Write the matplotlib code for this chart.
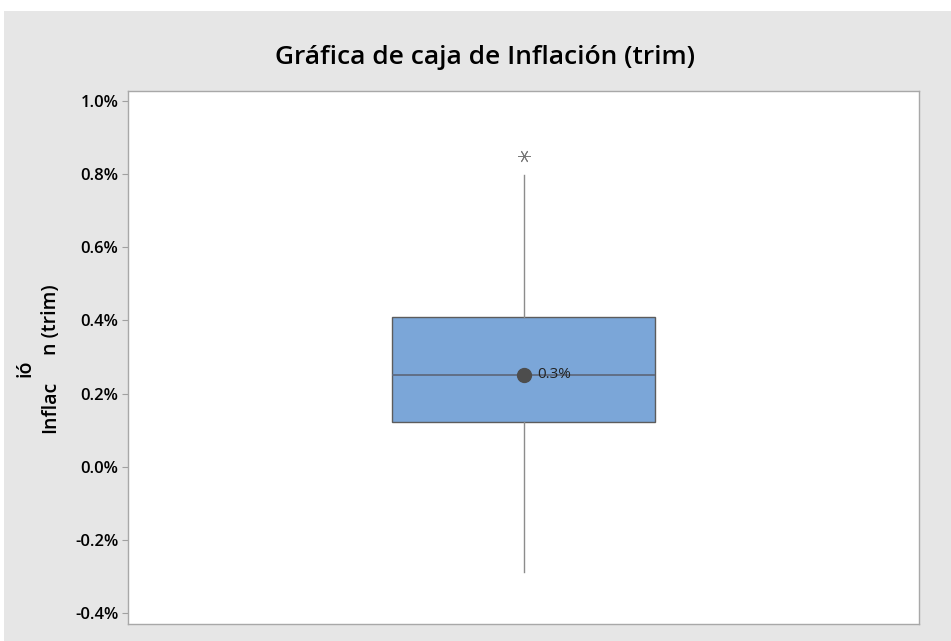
import matplotlib.pyplot as plt
from matplotlib.patches import Rectangle

## Datos de la gráfica (valores en %)
q1 = 0.123
mediana = 0.252
q3 = 0.408
media = 0.252
bigote_inf = -0.288
bigote_sup = 0.798
atipicos = [0.848]
etiqueta_media = "0.3%"
ticks_y = [-0.4, -0.2, 0.0, 0.2, 0.4, 0.6, 0.8, 1.0]

plt.rcParams['font.family'] = ['Open Sans', 'DejaVu Sans']

fig = plt.figure(figsize=(9.51, 6.41), dpi=100)
fig.patch.set_facecolor('white')
# panel gris de fondo
fig.patches.append(Rectangle((4/951, 0), 1, (641-11)/641, transform=fig.transFigure,
                             facecolor='#E6E6E6', edgecolor='none', zorder=-10))

ax = fig.add_axes([128/951, 1-624/641, (919-128)/951, (624-91)/641])
ax.set_facecolor('white')

stats = [{'q1': q1, 'med': mediana, 'q3': q3, 'mean': media,
          'whislo': bigote_inf, 'whishi': bigote_sup, 'fliers': atipicos}]
ax.bxp(stats, positions=[0], widths=0.333, showmeans=True, showcaps=False,
       patch_artist=True,
       boxprops=dict(facecolor='#7BA6D8', edgecolor='#5C5C5C', linewidth=1.0),
       medianprops=dict(color='#5F6B80', linewidth=1.3),
       whiskerprops=dict(color='#8C8C8C', linewidth=1.0),
       meanprops=dict(marker='o', markerfacecolor='#4D4D4D', markeredgecolor='#4D4D4D',
                      markersize=10),
       flierprops=dict(marker=(6, 2, 90), markeredgecolor='#7A7A7A', markersize=9,
                       markeredgewidth=0.7))
ax.annotate(etiqueta_media, xy=(0, media), xytext=(10, 0), textcoords='offset points',
            va='center', ha='left', fontsize=11, color='#222222')

ax.set_xlim(-0.5, 0.5)
ax.set_ylim(-0.43, 1.027)
ax.set_xticks([])
ax.set_yticks(ticks_y)
ax.set_yticklabels(['%.1f%%' % v for v in ticks_y], fontsize=12, fontweight='semibold')
ax.tick_params(axis='y', length=4, color='#A0A0A0', pad=3)
for s in ax.spines.values():
    s.set_color('#A8A8A8')
    s.set_linewidth(1.0)

fig.text(485/951, 1-57/641, 'Gráfica de caja de Inflación (trim)', ha='center', va='center',
         fontsize=19, fontweight='semibold')
# etiqueta del eje y (tal como aparece, partida)
fig.text(50/951, 1-407/641, 'Inflac', rotation=90, ha='center', va='center',
         fontsize=14, fontweight='semibold')
fig.text(51/951, 1-320/641, 'n (trim)', rotation=90, ha='center', va='center',
         fontsize=14, fontweight='semibold')
fig.text(26/951, 1-368/641, 'ió', rotation=90, ha='center', va='center',
         fontsize=14, fontweight='semibold')

plt.savefig('out.png', dpi=100)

○ ○ ○ ○ ○ ○ ○

◆ Goal of the exercise
Exactly restate the lines from the beginning of the data through the line with "facecolor='#E6E6E6', edgecolor='none', zorder=-10))", and no others, keeping pictures out.

◆ Response
Write the matplotlib code for this chart.
import matplotlib.pyplot as plt
from matplotlib.patches import Rectangle

## Datos de la gráfica (valores en %)
q1 = 0.123
mediana = 0.252
q3 = 0.408
media = 0.252
bigote_inf = -0.288
bigote_sup = 0.798
atipicos = [0.848]
etiqueta_media = "0.3%"
ticks_y = [-0.4, -0.2, 0.0, 0.2, 0.4, 0.6, 0.8, 1.0]

plt.rcParams['font.family'] = ['Open Sans', 'DejaVu Sans']

fig = plt.figure(figsize=(9.51, 6.41), dpi=100)
fig.patch.set_facecolor('white')
# panel gris de fondo
fig.patches.append(Rectangle((4/951, 0), 1, (641-11)/641, transform=fig.transFigure,
                             facecolor='#E6E6E6', edgecolor='none', zorder=-10))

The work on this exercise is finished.